I am satisfied that, if the giving of information by Citibank to Menhaden was in the course of the trade or commerce of Citibank, that conduct did not fall outside s.52 because the information was provided only to Menhaden. In this regard it is necessary to distinguish decisions such as O'Brien v. Smolonogov (1983) ATPR 40-418 in which statements made by the appellants concerning land sold by them to the respondents were held to be conduct not done by the appellants in the course of carrying on a business and to lack trading or commercial character as a transaction, hence to fall outside the scope of s.53A of the Trade Practices Act. The point of that decision was that there was a private sale, the appellants not being engaged in the business of selling land. That is a quite different situation to the one now before the Court. In my view the statement of claim is not demurrable for the reasons advanced by Citibank and the motion to dismiss the application must fail. It is therefore unnecessary to consider any implications arising from the existence of a common law cause of action pleaded in addition to reliance upon the Trade Practices Act.

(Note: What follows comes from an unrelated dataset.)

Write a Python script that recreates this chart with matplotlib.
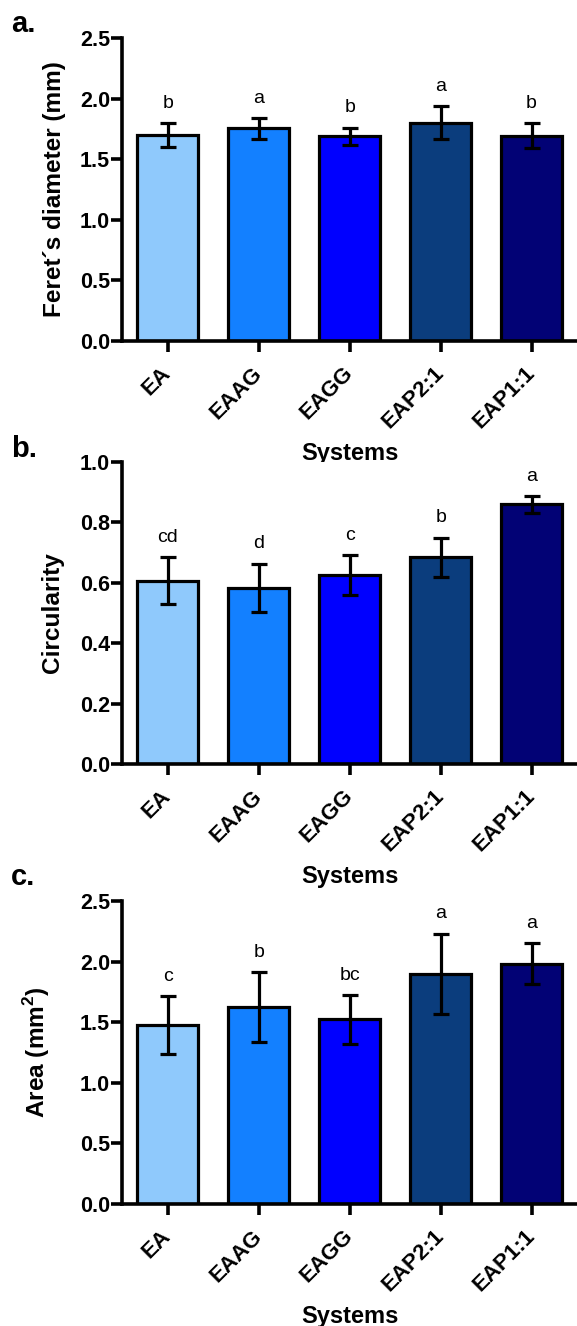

Since the proceedings remain on foot, it is necessary to deal with Citibank's application for security for costs.
There is no need to refer to the many decisions in which the basis of ordering security for costs has been considered. Some of the cases are noted in Caruso Australia Pty. Ltd. v. Portec (Australia) Pty. Ltd. (1984) 2 ACLR 286. In Bell Wholesale Co. Pty. Ltd. v. Gates Export Corporation (1984) 52 ALR 176, the Full Court of the Federal Court affirmed the breadth of the power conferred by s.56 of the Federal Court of Australia Act 1976. It also affirmed the view taken in several decisions at first instance that sub-s.533(1) of the Companies Code is a State law falling squarely within the operation of s.79 of the Judiciary Act 1903 and therefore itself a source of power for the making of such an order. Without formally limiting their submissions to sub-s.533(1), counsel for Menhaden and Citibank approached the question of security for costs in terms of that statutory provision.

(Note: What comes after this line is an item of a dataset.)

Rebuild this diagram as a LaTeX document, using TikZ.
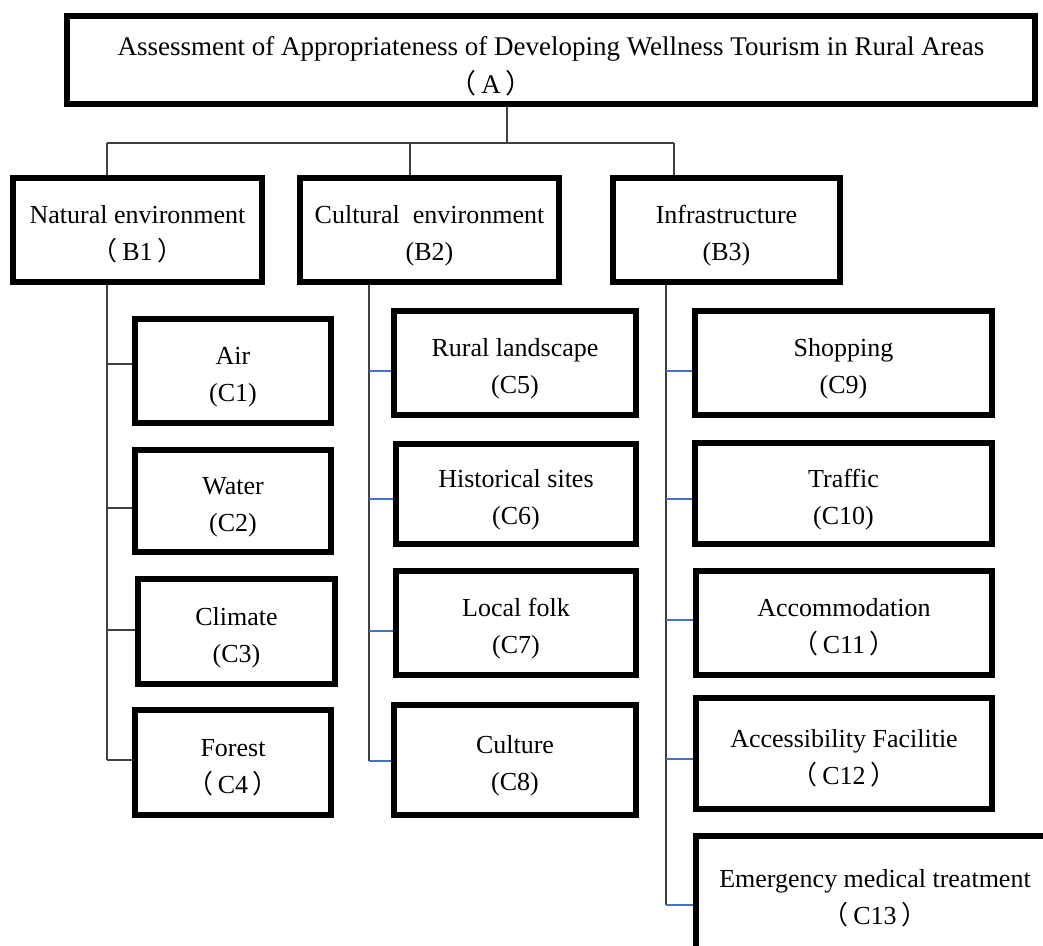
\documentclass[tikz,border=0pt]{standalone}
\usepackage{fontspec}
\setmainfont{Liberation Serif}
\newfontfamily\cjkfont{Noto Sans CJK SC}
\newcommand{\fwl}{{\cjkfont （}\hspace{0.18em}}
\newcommand{\fwr}{\hspace{0.18em}{\cjkfont ）}}
\newcommand{\toprow}[1]{\rule{0pt}{32pt}#1}
\newcommand{\botrow}[1]{#1\rule[-8pt]{0pt}{8pt}}
\definecolor{linkblue}{RGB}{68,114,196}
\begin{document}
\begin{tikzpicture}[x=1pt,y=-1pt,
  box/.style={draw=black, line width=6pt, inner sep=0pt, align=center,
              font=\fontsize{26}{37}\selectfont},
  conn/.style={draw=black!75, line width=1.3pt},
  bconn/.style={draw=linkblue, line width=1.2pt}]
\useasboundingbox (0,0) rectangle (1043,945);
\clip (0,0) rectangle (1043,945);
\fill[white] (0,0) rectangle (1043,945);

% top
\node[box, minimum width=968, minimum height=88, font=\fontsize{27}{38}\selectfont] (A) at (551,60)
  {\rule{0pt}{37pt}Assessment of Appropriateness of Developing Wellness Tourism in Rural Areas\\\botrow{\hspace*{-120pt}\fwl A\fwr}};

% level B
\node[box, minimum width=249, minimum height=104] (B1) at (137.5,230) {\toprow{Natural environment}\\\botrow{\fwl B1\fwr}};
\node[box, minimum width=259, minimum height=104] (B2) at (429.5,230) {\toprow{Cultural\ \ environment}\\\botrow{(B2)}};
\node[box, minimum width=227, minimum height=104] (B3) at (726.5,230) {\toprow{Infrastructure}\\\botrow{(B3)}};

% level C, column 1
\node[box, minimum width=196, minimum height=104] (C1) at (233,371) {\toprow{Air}\\\botrow{(C1)}};
\node[box, minimum width=196, minimum height=102] (C2) at (233,501) {\toprow{Water}\\\botrow{(C2)}};
\node[box, minimum width=197, minimum height=105] (C3) at (236.5,631.5) {\toprow{Climate}\\\botrow{(C3)}};
\node[box, minimum width=196, minimum height=105] (C4) at (233,762.5) {\toprow{Forest}\\\botrow{\fwl C4\fwr}};

% column 2
\node[box, minimum width=242, minimum height=104] (C5) at (515,363) {\toprow{Rural landscape}\\\botrow{(C5)}};
\node[box, minimum width=240, minimum height=100] (C6) at (516,494) {\toprow{Historical sites}\\\botrow{(C6)}};
\node[box, minimum width=240, minimum height=104] (C7) at (516,623) {\toprow{Local folk}\\\botrow{(C7)}};
\node[box, minimum width=242, minimum height=110] (C8) at (515,760) {\toprow{Culture}\\\botrow{(C8)}};

% column 3
\node[box, minimum width=297, minimum height=104] (C9) at (843.5,363) {\toprow{Shopping}\\\botrow{(C9)}};
\node[box, minimum width=297, minimum height=101] (C10) at (843.5,493.5) {\toprow{Traffic}\\\botrow{(C10)}};
\node[box, minimum width=296, minimum height=104] (C11) at (844,623) {\toprow{Accommodation}\\\botrow{\fwl C11\fwr}};
\node[box, minimum width=296, minimum height=111] (C12) at (844,753.5) {\toprow{Accessibility Facilitie}\\\botrow{\fwl C12\fwr}};
\node[box, minimum width=358, minimum height=116] (C13) at (875,894) {\toprow{Emergency medical treatment}\\\botrow{\fwl C13\fwr}};

% top connectors
\coordinate (hub) at (507,143);
\coordinate (j1) at (107,143);
\coordinate (j2) at (410,143);
\coordinate (j3) at (674,143);
\draw[conn] (A.south -| hub) -- (hub);
\draw[conn] (j1) -- (j3);
\draw[conn] (j1) -- (B1.north -| j1);
\draw[conn] (j2) -- (B2.north -| j2);
\draw[conn] (j3) -- (B3.north -| j3);

% spines
\coordinate (s1) at (107,285);
\coordinate (s2) at (369,285);
\coordinate (s3) at (666,285);

% branch end points
\coordinate (e1) at ([yshift=7pt]C1.west);
\coordinate (e2) at ([yshift=-7pt]C2.west);
\coordinate (e3) at ([yshift=1.5pt]C3.west);
\coordinate (e4) at ([yshift=2.5pt]C4.west);
\coordinate (e5) at ([yshift=-8pt]C5.west);
\coordinate (e6) at ([yshift=-5pt]C6.west);
\coordinate (e7) at ([yshift=-8pt]C7.west);
\coordinate (e8) at ([yshift=-1pt]C8.west);
\coordinate (e9) at ([yshift=-8pt]C9.west);
\coordinate (e10) at ([yshift=-5.5pt]C10.west);
\coordinate (e11) at ([yshift=3pt]C11.west);
\coordinate (e12) at ([yshift=-5.5pt]C12.west);
\coordinate (e13) at ([yshift=-11pt]C13.west);

% B1 spine and branches
\draw[conn] (B1.south -| s1) -- (s1 |- e4);
\foreach \e in {e1,e2,e3,e4} \draw[conn] (s1 |- \e) -- (\e);

% B2 spine and branches
\draw[conn] (B2.south -| s2) -- (s2 |- e8);
\foreach \e in {e5,e6,e7,e8} \draw[bconn] (s2 |- \e) -- (\e);

% B3 spine and branches
\draw[conn] (B3.south -| s3) -- (s3 |- e13);
\foreach \e in {e9,e10,e11,e12,e13} \draw[bconn] (s3 |- \e) -- (\e);
\end{tikzpicture}
\end{document}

The evidence is that Menhaden was incorporated on 1 July 1976, that its nominal share capital is $50,000 divided into 50,000 shares of $1 each and that as at December 1979 the amount of its capital paid up or credited as paid was $2,461. The last available financial statement available to Citibank was for the year ended 30 June 1979. The profit and loss statement for that year showed an excess of liabilities over assets of $21,099.

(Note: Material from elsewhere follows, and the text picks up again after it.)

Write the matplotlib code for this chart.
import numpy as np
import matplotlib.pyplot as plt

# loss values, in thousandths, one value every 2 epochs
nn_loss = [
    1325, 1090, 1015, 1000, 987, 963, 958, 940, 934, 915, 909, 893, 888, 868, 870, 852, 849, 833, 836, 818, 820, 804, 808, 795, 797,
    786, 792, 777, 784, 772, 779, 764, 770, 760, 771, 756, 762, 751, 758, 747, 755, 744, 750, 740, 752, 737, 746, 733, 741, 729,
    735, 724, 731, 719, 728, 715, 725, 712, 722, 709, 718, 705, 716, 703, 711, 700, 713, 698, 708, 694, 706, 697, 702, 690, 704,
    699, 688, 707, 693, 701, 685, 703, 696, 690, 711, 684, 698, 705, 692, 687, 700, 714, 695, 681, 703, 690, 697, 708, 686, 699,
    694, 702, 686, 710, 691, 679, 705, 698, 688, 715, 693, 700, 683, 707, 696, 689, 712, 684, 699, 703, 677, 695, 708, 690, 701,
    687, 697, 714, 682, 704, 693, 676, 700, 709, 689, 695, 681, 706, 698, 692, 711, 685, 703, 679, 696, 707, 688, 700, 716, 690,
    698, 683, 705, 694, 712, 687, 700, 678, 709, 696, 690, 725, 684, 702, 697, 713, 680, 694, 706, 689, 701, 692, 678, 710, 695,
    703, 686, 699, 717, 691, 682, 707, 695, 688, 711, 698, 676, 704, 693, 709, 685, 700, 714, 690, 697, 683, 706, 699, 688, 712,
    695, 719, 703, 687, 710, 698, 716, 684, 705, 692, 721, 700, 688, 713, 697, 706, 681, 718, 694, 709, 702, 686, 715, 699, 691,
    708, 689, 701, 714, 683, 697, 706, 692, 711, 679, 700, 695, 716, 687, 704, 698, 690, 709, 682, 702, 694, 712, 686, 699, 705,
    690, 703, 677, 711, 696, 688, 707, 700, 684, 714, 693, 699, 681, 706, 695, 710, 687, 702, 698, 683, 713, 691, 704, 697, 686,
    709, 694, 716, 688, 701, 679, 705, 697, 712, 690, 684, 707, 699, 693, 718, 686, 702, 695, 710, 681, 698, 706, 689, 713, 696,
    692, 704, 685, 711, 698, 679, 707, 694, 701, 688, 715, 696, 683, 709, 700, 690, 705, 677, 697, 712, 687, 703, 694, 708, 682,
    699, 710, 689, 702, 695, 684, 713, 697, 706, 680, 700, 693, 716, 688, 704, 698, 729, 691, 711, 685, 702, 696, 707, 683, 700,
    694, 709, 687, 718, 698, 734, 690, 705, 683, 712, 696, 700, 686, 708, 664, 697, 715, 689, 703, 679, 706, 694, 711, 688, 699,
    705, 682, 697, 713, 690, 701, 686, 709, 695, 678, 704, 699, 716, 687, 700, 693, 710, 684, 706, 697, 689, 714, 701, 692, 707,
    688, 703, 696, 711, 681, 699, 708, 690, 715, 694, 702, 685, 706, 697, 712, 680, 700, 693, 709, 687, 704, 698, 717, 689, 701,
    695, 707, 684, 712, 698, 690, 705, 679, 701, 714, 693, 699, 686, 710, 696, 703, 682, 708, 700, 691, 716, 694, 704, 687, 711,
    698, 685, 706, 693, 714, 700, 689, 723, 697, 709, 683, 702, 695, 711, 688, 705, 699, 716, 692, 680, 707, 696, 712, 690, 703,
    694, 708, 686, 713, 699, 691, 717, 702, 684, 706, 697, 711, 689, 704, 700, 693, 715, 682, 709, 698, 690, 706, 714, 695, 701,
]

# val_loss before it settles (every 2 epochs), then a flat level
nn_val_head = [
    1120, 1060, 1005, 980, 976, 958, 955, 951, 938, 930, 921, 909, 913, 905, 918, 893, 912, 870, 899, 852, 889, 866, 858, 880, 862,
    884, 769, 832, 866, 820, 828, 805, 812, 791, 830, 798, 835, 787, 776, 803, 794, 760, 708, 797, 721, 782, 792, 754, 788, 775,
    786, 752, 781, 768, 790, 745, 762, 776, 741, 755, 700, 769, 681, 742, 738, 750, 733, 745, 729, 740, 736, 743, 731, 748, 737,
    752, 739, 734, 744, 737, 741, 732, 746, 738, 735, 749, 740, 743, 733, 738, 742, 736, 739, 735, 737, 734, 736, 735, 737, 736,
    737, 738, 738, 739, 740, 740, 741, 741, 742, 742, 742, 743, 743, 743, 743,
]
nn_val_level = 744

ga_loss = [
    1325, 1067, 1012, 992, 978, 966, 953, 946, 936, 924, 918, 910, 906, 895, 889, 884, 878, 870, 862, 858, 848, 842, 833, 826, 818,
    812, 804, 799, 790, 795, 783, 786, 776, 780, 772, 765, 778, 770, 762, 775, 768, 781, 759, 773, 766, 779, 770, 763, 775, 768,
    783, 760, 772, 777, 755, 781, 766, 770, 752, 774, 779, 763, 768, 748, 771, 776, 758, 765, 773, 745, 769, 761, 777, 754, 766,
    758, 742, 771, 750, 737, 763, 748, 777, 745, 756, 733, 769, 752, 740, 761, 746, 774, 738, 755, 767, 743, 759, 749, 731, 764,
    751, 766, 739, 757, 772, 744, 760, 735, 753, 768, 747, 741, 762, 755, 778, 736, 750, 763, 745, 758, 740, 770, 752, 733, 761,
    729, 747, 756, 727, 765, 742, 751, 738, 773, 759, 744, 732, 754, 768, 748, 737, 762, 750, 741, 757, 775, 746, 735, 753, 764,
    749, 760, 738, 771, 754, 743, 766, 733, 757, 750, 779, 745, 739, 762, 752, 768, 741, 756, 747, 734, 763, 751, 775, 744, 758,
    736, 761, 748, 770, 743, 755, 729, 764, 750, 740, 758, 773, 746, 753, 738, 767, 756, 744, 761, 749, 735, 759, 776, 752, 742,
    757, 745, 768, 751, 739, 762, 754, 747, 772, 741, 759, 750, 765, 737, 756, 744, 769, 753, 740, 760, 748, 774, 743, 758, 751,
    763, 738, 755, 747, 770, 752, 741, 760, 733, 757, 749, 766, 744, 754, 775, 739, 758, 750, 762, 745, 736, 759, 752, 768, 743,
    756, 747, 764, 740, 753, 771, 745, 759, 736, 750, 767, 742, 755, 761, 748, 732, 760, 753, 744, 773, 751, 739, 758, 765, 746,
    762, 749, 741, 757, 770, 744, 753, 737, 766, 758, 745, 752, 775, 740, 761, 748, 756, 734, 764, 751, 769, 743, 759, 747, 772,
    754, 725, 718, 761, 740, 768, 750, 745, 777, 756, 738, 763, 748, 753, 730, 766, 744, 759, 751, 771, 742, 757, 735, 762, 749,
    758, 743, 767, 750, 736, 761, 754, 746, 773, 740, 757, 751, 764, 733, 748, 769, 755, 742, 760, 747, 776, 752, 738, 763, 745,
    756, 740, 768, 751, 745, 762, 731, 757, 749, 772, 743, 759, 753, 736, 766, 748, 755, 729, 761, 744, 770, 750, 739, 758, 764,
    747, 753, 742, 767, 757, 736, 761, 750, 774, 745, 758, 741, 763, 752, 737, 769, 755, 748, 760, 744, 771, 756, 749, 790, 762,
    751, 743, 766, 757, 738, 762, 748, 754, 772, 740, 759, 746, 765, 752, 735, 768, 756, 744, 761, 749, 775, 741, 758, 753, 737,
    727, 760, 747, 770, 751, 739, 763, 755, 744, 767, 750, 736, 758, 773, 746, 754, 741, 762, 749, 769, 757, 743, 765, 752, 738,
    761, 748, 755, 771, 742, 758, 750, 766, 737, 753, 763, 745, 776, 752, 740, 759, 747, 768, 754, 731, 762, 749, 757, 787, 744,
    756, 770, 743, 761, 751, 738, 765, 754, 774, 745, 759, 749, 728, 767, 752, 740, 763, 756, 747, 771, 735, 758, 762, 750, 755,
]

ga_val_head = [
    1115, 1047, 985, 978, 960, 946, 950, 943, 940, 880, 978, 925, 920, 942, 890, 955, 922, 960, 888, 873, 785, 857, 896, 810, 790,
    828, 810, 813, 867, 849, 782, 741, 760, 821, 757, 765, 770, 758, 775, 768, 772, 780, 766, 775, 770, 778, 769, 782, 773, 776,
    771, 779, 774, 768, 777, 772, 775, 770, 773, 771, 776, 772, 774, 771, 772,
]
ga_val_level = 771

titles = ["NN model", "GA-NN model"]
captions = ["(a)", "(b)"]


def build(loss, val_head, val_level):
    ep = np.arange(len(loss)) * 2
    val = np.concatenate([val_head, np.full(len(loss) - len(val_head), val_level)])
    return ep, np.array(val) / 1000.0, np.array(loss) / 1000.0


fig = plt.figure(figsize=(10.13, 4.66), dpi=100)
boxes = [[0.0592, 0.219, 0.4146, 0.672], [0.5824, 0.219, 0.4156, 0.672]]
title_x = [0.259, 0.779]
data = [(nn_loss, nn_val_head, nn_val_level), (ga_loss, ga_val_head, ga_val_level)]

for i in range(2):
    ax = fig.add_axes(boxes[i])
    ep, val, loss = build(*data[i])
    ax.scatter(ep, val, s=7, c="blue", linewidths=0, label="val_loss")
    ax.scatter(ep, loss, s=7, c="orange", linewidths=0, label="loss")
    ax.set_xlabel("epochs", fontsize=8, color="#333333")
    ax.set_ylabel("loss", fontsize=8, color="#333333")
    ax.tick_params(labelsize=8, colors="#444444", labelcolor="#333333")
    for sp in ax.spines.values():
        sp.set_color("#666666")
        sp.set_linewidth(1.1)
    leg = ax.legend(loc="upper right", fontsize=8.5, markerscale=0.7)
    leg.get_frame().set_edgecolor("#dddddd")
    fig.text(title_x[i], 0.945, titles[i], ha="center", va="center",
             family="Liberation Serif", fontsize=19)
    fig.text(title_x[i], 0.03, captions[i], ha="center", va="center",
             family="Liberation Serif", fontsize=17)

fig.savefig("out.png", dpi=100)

Mr. Collis, Menhaden's managing director, filed an affidavit producing a balance sheet for Astek Contracting Pty. Ltd. (Menhaden's name since 7 January 1982) which showed the company's total assets as $190,846.66 and its total liabilities as $253,190.21, an excess of liabilities over assets of $62,343.55. Mr. Collis deposed that Menhaden's current liabilities "are represented by shareholders' loans and advances from a partnership known as 'Astek Excavation & Contracting'. All other liabilities of the Applicant have been met". He continued:
"8. I am authorised by the members of the partnership and also the share- holders to undertake to this Honourable Court that these funds will not be called upon in priority to or in competition with any order for costs which may be made by this Honourable Court, if the Respondent is successful in its defence of the Applicant's claim".
On this basis, it was said, Menhaden has sufficient assets to satisfy a judgment for costs if its application is unsuccessful. There are two difficulties about that proposition. The first is that most of the company's assets are represented by a loan of $106,161.40 to Amec Pty. Ltd. which is apparently an associated company. Nothing was said about its capacity to repay the loan. The other difficulty is that the information provided by Mr. Collis does not go beyond 30 June 1982 so that there is a period of 2 years for which the financial position of the company is unexplained.
Counsel for Menhaden submitted that the application for security for costs was premature, in the absence of a defence by Citibank and some indication of the likely outcome of the litigation. There is however an affidavit by Mr. Wiggins, a vice-president of Citibank and its representatives in Western Australia. In that affidavit Mr. Wiggins deposed to Citibank's defence which is essentially a denial of the statements having been made. Even on the basis that Menhaden has a reasonable prospect of succeeding in its claim, I am of the opinion that the matter is one in which an order for security for costs is appropriate. On the evidence made available, there is reason to believe that Menhaden will be unable to pay Citibank's costs if the defence is successful. It is estimated that the hearing will occupy four days. There appear to be no costs of an unusual nature such as witnesses outside the jurisdiction. Citibank estimates its costs for the hearing at approximately $20,000, a figure which seems high in the circumstances.
In making an order for security, "... the Court does not set out to give a complete and certain indemnity to a respondent" (Fullagar J. in Brundza v. Robbie & Co. (No. 2) (1952) 88 CLR 171 at p 175).
In the circumstances I am of the opinion that an amount of $12,000 would be appropriate by way of security.
Citibank's motion to dismiss the application as failing to disclose a reasonable cause of action will be dismissed. Menhaden is to give security in the amount of $12,000 for the costs of the respondent of and incidental to these proceedings, in a form to be agreed by the parties and, in default of agreement, to be determined by the Court. Further proceedings on Menhaden's claim against Citibank will be stayed until security is provided. I shall hear from counsel as to the costs of the motion and as to any other orders that may be thought appropriate in the circumstances.